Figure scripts
------------------------------------------------------------

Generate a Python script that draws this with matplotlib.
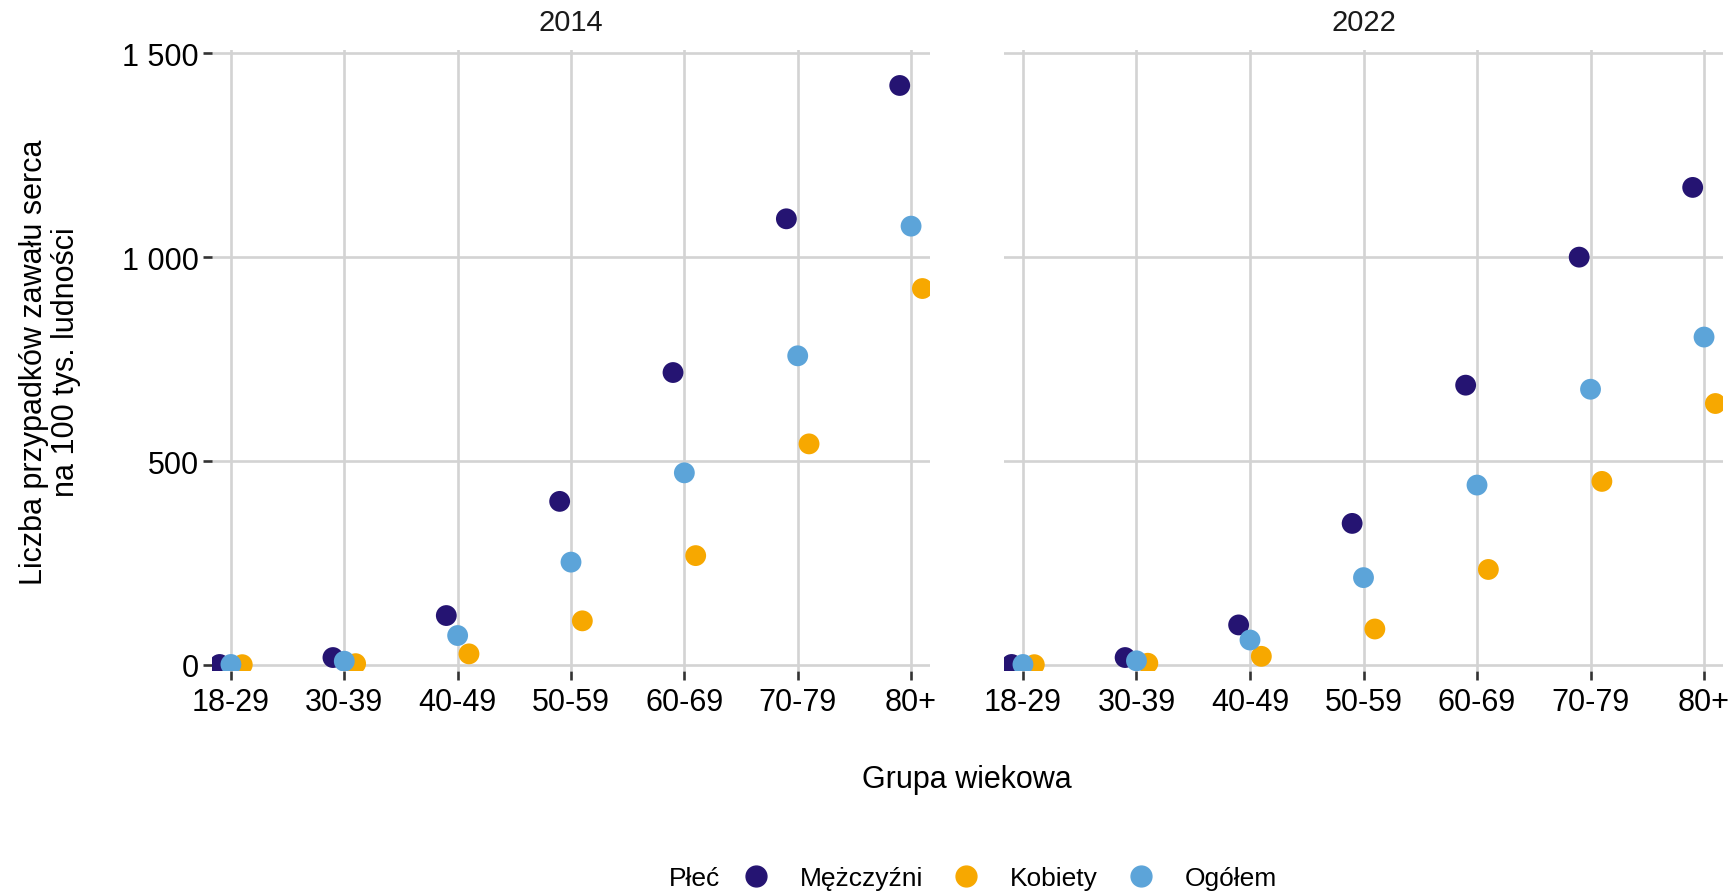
import numpy as np
import matplotlib.pyplot as plt
from matplotlib.lines import Line2D
from matplotlib.ticker import FuncFormatter

plt.rcParams['font.family'] = ['Liberation Sans', 'DejaVu Sans']

age_groups = ["18-29", "30-39", "40-49", "50-59", "60-69", "70-79", "80+"]
years = ["2014", "2022"]

# zawały serca na 100 tys. ludności
men_2014 = [1, 18, 121, 401, 717, 1094, 1421]
women_2014 = [0.5, 3, 27, 108, 268, 542, 923]
total_2014 = [1, 9, 72, 252, 471, 758, 1076]

men_2022 = [1, 18, 98, 347, 686, 1000, 1171]
women_2022 = [0.5, 4, 21, 88, 234, 450, 641]
total_2022 = [1, 10, 61, 214, 441, 676, 804]

series_names = ["Mężczyźni", "Kobiety", "Ogółem"]
series_colors = ["#251472", "#F7A800", "#5CA4D9"]
dodge = [-0.1, 0.1, 0.0]

W, H = 1734, 895
fig = plt.figure(figsize=(W / 100, H / 100), dpi=100)

def px_axes(l, t, r, b):
    return fig.add_axes([l / W, 1 - b / H, (r - l) / W, (b - t) / H])

ax1 = px_axes(212, 51, 930, 672)
ax2 = px_axes(1004, 51, 1723, 672)

panel_data = {
    "2014": [men_2014, women_2014, total_2014],
    "2022": [men_2022, women_2022, total_2022],
}

fmt = FuncFormatter(lambda v, p: f"{v:,.0f}".replace(",", " "))
x = np.arange(len(age_groups))

for ax, year in zip([ax1, ax2], years):
    for vals, name, col, off in zip(panel_data[year], series_names, series_colors, dodge):
        ax.scatter(x + off, vals, s=225, color=col, edgecolors='none',
                   zorder=3, label=name)
    ax.set_xlim(-0.167, 6.167)
    ax.set_ylim(-15, 1508)
    ax.set_xticks(x, age_groups)
    ax.set_yticks([0, 500, 1000, 1500])
    ax.yaxis.set_major_formatter(fmt)
    ax.grid(color="#D3D3D3", linewidth=1.9)
    ax.set_axisbelow(True)
    for s in ax.spines.values():
        s.set_visible(False)
    ax.tick_params(length=6.5, width=1.9, color="#333333", labelsize=22,
                   labelcolor="black")
    ax.tick_params(axis='x', pad=5)
    ax.tick_params(axis='y', pad=3)
    ax.text(0.5, 1.045, year, transform=ax.transAxes, ha='center',
            va='center', fontsize=21, color="#1A1A1A")

ax2.tick_params(axis='y', left=False, labelleft=False)

fig.text(967 / W, 1 - 780 / H, "Grupa wiekowa", ha='center', va='center',
         fontsize=22)
fig.text(50 / W, 1 - 362 / H, "Liczba przypadków zawału serca\nna 100 tys. ludności",
         rotation=90, ha='center', va='center', multialignment='center',
         fontsize=22, linespacing=1.1)

handles = [Line2D([], [], marker='o', linestyle='none', markersize=15,
                  color=c) for c in series_colors]
fig.legend(handles, series_names, ncol=3, loc='center',
           bbox_to_anchor=(1010 / W, 1 - 879 / H), frameon=False, fontsize=19,
           handlelength=1.0, handletextpad=1.15, columnspacing=1.15)
fig.text(669 / W, 1 - 879 / H, "Płeć", ha='left', va='center', fontsize=19)

fig.savefig("out.png", dpi=100)
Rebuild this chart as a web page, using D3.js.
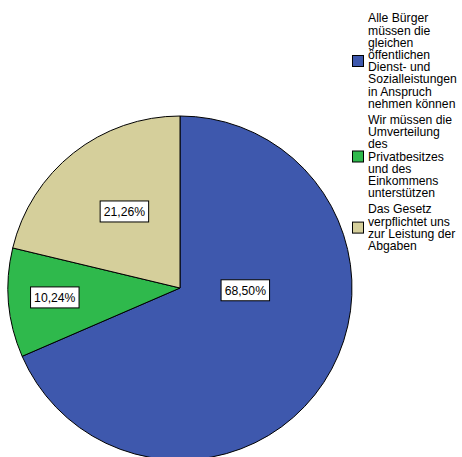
<!DOCTYPE html>
<html>
<head>
<meta charset="utf-8">
<script src="https://cdn.jsdelivr.net/npm/d3@7"></script>
<style>
	body { margin: 0; background: #fff; }
	svg { display: block; font-family: "Liberation Sans", Arial, sans-serif; }
</style>
</head>
<body>
<svg id="chart" width="462" height="457"></svg>
<script>
// categories, as wrapped in the legend
const categories = [
	"Alle Bürger\nmüssen die\ngleichen\nöffentlichen\nDienst- und\nSozialleistungen\nin Anspruch\nnehmen können",
	"Wir müssen die\nUmverteilung\ndes\nPrivatbesitzes\nund des\nEinkommens\nunterstützen",
	"Das Gesetz\nverpflichtet uns\nzur Leistung der\nAbgaben"
];
const values = [68.50, 10.24, 21.26];
const labels = ["68,50%", "10,24%", "21,26%"];
const colors = ["#3e58ad", "#2fb94c", "#d5cf9b"];

// where the value boxes sit: angle (deg, clockwise from top) and radius fraction
const labelAngle = [92, 265.7, 324];
const labelRadius = [0.38, 0.73, 0.55];

const svg = d3.select("#chart");
const cx = 180, cy = 288, r = 172;

const pie = d3.pie().sort(null).value(d => d);
const arc = d3.arc().innerRadius(0).outerRadius(r);
const arcs = pie(values);

const g = svg.append("g").attr("transform", `translate(${cx},${cy})`);

g.selectAll("path")
	.data(arcs)
	.enter().append("path")
	.attr("d", arc)
	.attr("fill", (d, i) => colors[i])
	.attr("stroke", "#000")
	.attr("stroke-width", 1)
	.attr("stroke-linejoin", "round");

// value labels in white boxes
const lab = g.selectAll("g.lab")
	.data(arcs)
	.enter().append("g")
	.attr("class", "lab")
	.attr("transform", (d, i) => {
		const a = labelAngle[i] * Math.PI / 180;
		const rr = labelRadius[i] * r;
		return `translate(${rr * Math.sin(a)},${-rr * Math.cos(a)})`;
	});

lab.append("rect");
lab.append("text")
	.attr("text-anchor", "middle")
	.attr("dy", "0.35em")
	.attr("font-size", "12.2px")
	.attr("fill", "#000")
	.text((d, i) => labels[i]);

lab.each(function() {
	const t = d3.select(this).select("text").node().getBBox();
	d3.select(this).select("rect")
		.attr("x", -t.width / 2 - 3.5)
		.attr("y", -10.5)
		.attr("width", t.width + 7)
		.attr("height", 21)
		.attr("fill", "#fff")
		.attr("stroke", "#000")
		.attr("stroke-width", 1);
});

// legend
const lineH = 12.2, blockGap = 4;
const legend = svg.append("g").attr("class", "legend");
let y = 22.3;
categories.forEach((c, i) => {
	const lines = c.split("\n");
	const item = legend.append("g");
	const txt = item.append("text")
		.attr("x", 368)
		.attr("font-size", "12.2px")
		.attr("fill", "#000");
	lines.forEach((l, k) => {
		txt.append("tspan").attr("x", 368).attr("y", y + k * lineH).text(l);
	});
	const mid = y + (lines.length - 1) * lineH / 2 - 4;
	item.append("rect")
		.attr("x", 352.5)
		.attr("y", mid - 5.5)
		.attr("width", 11)
		.attr("height", 11)
		.attr("fill", colors[i])
		.attr("stroke", "#000")
		.attr("stroke-width", 1);
	y += lines.length * lineH + blockGap;
});
</script>
</body>
</html>
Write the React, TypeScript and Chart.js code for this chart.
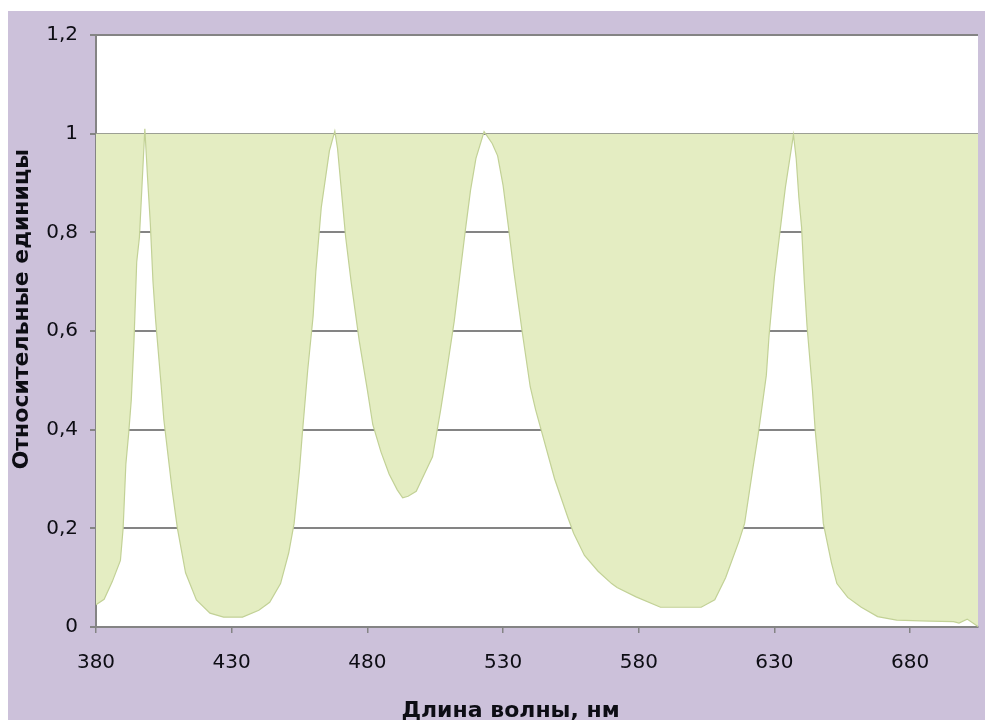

------------------------------------------------------------

◆ **Exercise**
Transcribe, from the records above, the first line and every line after it up to and including the line with "plt.rcParams['font.family'] = ['Liberation"; omit pictures.

◆ **Output of the task**
Generate a Python script that draws this with matplotlib.
import numpy as np
import matplotlib.pyplot as plt
from matplotlib.lines import Line2D
from matplotlib.ticker import FuncFormatter

plt.rcParams['font.family'] = ['Liberation Sans', 'DejaVu Sans']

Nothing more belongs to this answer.